» **Problem requirements**:
Restate all the material verbatim, except for the pictures.
--- start Information supplied ---
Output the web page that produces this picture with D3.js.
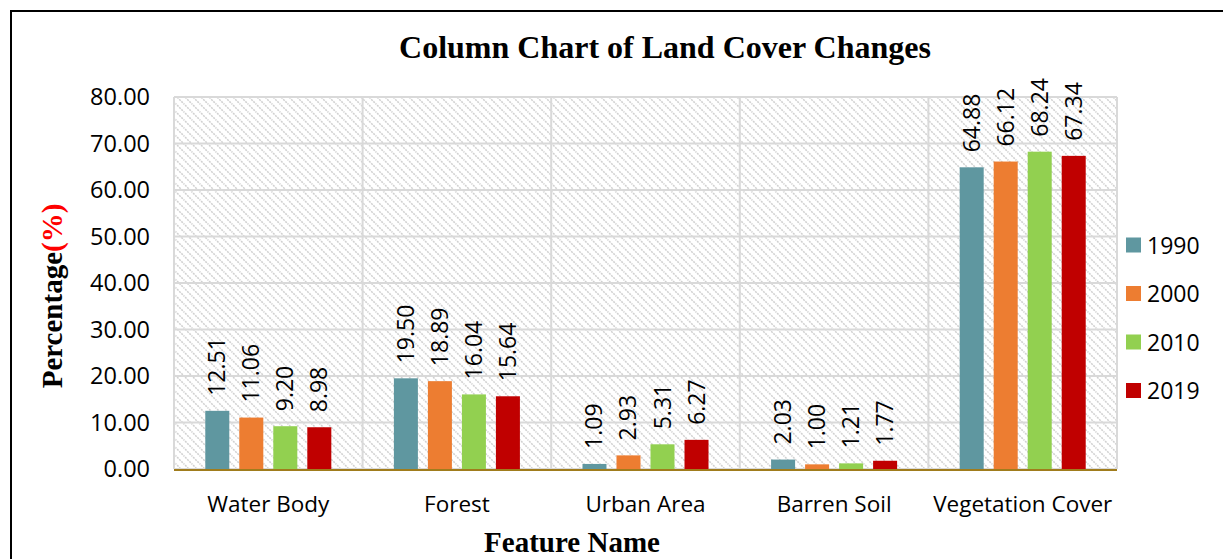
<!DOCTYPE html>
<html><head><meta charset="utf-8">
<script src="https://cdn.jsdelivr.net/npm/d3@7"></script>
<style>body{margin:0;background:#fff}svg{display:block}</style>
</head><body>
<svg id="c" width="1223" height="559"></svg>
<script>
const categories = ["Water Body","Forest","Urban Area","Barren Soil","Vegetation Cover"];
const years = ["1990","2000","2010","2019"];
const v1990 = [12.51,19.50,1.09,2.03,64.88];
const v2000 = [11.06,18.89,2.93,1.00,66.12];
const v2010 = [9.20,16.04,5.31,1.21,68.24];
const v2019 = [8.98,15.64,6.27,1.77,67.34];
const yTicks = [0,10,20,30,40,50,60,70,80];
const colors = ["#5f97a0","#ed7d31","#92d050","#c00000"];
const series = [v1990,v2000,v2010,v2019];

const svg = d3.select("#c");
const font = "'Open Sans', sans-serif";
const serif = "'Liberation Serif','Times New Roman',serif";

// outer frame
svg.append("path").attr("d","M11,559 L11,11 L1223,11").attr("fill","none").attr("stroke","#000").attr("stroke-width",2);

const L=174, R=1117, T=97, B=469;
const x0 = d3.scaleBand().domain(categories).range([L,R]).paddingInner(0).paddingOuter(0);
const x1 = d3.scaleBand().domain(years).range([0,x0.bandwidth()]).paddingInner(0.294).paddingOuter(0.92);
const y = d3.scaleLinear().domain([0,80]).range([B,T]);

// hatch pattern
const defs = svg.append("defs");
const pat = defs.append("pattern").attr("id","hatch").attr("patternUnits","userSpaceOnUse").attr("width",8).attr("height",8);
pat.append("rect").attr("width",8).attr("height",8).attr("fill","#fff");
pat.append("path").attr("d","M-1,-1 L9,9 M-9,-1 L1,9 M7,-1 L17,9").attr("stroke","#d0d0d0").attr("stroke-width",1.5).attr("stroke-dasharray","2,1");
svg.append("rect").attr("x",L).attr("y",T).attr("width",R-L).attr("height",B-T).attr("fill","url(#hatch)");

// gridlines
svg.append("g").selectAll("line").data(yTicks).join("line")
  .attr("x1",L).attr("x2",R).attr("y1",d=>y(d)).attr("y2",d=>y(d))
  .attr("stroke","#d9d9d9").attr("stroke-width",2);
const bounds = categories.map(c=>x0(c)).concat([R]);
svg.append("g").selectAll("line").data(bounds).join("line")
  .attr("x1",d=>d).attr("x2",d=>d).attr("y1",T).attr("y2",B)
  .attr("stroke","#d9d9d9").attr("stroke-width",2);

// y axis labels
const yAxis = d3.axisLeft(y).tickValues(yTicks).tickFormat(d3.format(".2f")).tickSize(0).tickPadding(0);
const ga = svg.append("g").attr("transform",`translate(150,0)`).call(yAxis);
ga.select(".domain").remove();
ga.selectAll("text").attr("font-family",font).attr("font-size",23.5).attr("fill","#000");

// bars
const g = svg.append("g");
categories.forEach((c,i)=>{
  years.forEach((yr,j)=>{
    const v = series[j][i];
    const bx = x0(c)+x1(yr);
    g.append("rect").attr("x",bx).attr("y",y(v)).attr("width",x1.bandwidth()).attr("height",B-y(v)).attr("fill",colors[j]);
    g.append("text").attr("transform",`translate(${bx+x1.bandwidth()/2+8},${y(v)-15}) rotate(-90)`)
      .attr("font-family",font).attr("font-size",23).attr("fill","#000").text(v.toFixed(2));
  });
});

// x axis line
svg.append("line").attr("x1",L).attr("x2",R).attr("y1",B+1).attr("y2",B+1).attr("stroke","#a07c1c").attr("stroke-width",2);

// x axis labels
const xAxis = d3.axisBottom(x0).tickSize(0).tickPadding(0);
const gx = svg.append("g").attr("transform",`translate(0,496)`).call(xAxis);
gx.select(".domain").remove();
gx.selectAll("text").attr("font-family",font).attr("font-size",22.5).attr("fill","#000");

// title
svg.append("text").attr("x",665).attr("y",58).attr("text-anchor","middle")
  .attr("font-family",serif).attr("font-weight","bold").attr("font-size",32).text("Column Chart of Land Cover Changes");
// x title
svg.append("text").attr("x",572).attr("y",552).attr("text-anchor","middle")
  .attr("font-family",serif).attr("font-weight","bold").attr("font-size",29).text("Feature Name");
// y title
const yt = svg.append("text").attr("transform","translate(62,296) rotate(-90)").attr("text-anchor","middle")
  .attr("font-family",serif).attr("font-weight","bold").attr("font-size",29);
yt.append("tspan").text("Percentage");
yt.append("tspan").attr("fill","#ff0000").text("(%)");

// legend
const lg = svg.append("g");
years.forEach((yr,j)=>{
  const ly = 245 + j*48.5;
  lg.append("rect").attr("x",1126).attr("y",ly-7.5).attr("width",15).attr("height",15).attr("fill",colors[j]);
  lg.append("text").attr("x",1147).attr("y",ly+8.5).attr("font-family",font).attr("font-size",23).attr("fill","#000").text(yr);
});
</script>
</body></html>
--- end Information supplied ---
» **Correct answer**:
Output the web page that produces this picture with D3.js.
<!DOCTYPE html>
<html><head><meta charset="utf-8">
<script src="https://cdn.jsdelivr.net/npm/d3@7"></script>
<style>body{margin:0;background:#fff}svg{display:block}</style>
</head><body>
<svg id="c" width="1223" height="559"></svg>
<script>
const categories = ["Water Body","Forest","Urban Area","Barren Soil","Vegetation Cover"];
const years = ["1990","2000","2010","2019"];
const v1990 = [12.51,19.50,1.09,2.03,64.88];
const v2000 = [11.06,18.89,2.93,1.00,66.12];
const v2010 = [9.20,16.04,5.31,1.21,68.24];
const v2019 = [8.98,15.64,6.27,1.77,67.34];
const yTicks = [0,10,20,30,40,50,60,70,80];
const colors = ["#5f97a0","#ed7d31","#92d050","#c00000"];
const series = [v1990,v2000,v2010,v2019];

const svg = d3.select("#c");
const font = "'Open Sans', sans-serif";
const serif = "'Liberation Serif','Times New Roman',serif";

// outer frame
svg.append("path").attr("d","M11,559 L11,11 L1223,11").attr("fill","none").attr("stroke","#000").attr("stroke-width",2);

const L=174, R=1117, T=97, B=469;
const x0 = d3.scaleBand().domain(categories).range([L,R]).paddingInner(0).paddingOuter(0);
const x1 = d3.scaleBand().domain(years).range([0,x0.bandwidth()]).paddingInner(0.294).paddingOuter(0.92);
const y = d3.scaleLinear().domain([0,80]).range([B,T]);

// hatch pattern
const defs = svg.append("defs");
const pat = defs.append("pattern").attr("id","hatch").attr("patternUnits","userSpaceOnUse").attr("width",8).attr("height",8);
pat.append("rect").attr("width",8).attr("height",8).attr("fill","#fff");
pat.append("path").attr("d","M-1,-1 L9,9 M-9,-1 L1,9 M7,-1 L17,9").attr("stroke","#d0d0d0").attr("stroke-width",1.5).attr("stroke-dasharray","2,1");
svg.append("rect").attr("x",L).attr("y",T).attr("width",R-L).attr("height",B-T).attr("fill","url(#hatch)");

// gridlines
svg.append("g").selectAll("line").data(yTicks).join("line")
  .attr("x1",L).attr("x2",R).attr("y1",d=>y(d)).attr("y2",d=>y(d))
  .attr("stroke","#d9d9d9").attr("stroke-width",2);
const bounds = categories.map(c=>x0(c)).concat([R]);
svg.append("g").selectAll("line").data(bounds).join("line")
  .attr("x1",d=>d).attr("x2",d=>d).attr("y1",T).attr("y2",B)
  .attr("stroke","#d9d9d9").attr("stroke-width",2);

// y axis labels
const yAxis = d3.axisLeft(y).tickValues(yTicks).tickFormat(d3.format(".2f")).tickSize(0).tickPadding(0);
const ga = svg.append("g").attr("transform",`translate(150,0)`).call(yAxis);
ga.select(".domain").remove();
ga.selectAll("text").attr("font-family",font).attr("font-size",23.5).attr("fill","#000");

// bars
const g = svg.append("g");
categories.forEach((c,i)=>{
  years.forEach((yr,j)=>{
    const v = series[j][i];
    const bx = x0(c)+x1(yr);
    g.append("rect").attr("x",bx).attr("y",y(v)).attr("width",x1.bandwidth()).attr("height",B-y(v)).attr("fill",colors[j]);
    g.append("text").attr("transform",`translate(${bx+x1.bandwidth()/2+8},${y(v)-15}) rotate(-90)`)
      .attr("font-family",font).attr("font-size",23).attr("fill","#000").text(v.toFixed(2));
  });
});

// x axis line
svg.append("line").attr("x1",L).attr("x2",R).attr("y1",B+1).attr("y2",B+1).attr("stroke","#a07c1c").attr("stroke-width",2);

// x axis labels
const xAxis = d3.axisBottom(x0).tickSize(0).tickPadding(0);
const gx = svg.append("g").attr("transform",`translate(0,496)`).call(xAxis);
gx.select(".domain").remove();
gx.selectAll("text").attr("font-family",font).attr("font-size",22.5).attr("fill","#000");

// title
svg.append("text").attr("x",665).attr("y",58).attr("text-anchor","middle")
  .attr("font-family",serif).attr("font-weight","bold").attr("font-size",32).text("Column Chart of Land Cover Changes");
// x title
svg.append("text").attr("x",572).attr("y",552).attr("text-anchor","middle")
  .attr("font-family",serif).attr("font-weight","bold").attr("font-size",29).text("Feature Name");
// y title
const yt = svg.append("text").attr("transform","translate(62,296) rotate(-90)").attr("text-anchor","middle")
  .attr("font-family",serif).attr("font-weight","bold").attr("font-size",29);
yt.append("tspan").text("Percentage");
yt.append("tspan").attr("fill","#ff0000").text("(%)");

// legend
const lg = svg.append("g");
years.forEach((yr,j)=>{
  const ly = 245 + j*48.5;
  lg.append("rect").attr("x",1126).attr("y",ly-7.5).attr("width",15).attr("height",15).attr("fill",colors[j]);
  lg.append("text").attr("x",1147).attr("y",ly+8.5).attr("font-family",font).attr("font-size",23).attr("fill","#000").text(yr);
});
</script>
</body></html>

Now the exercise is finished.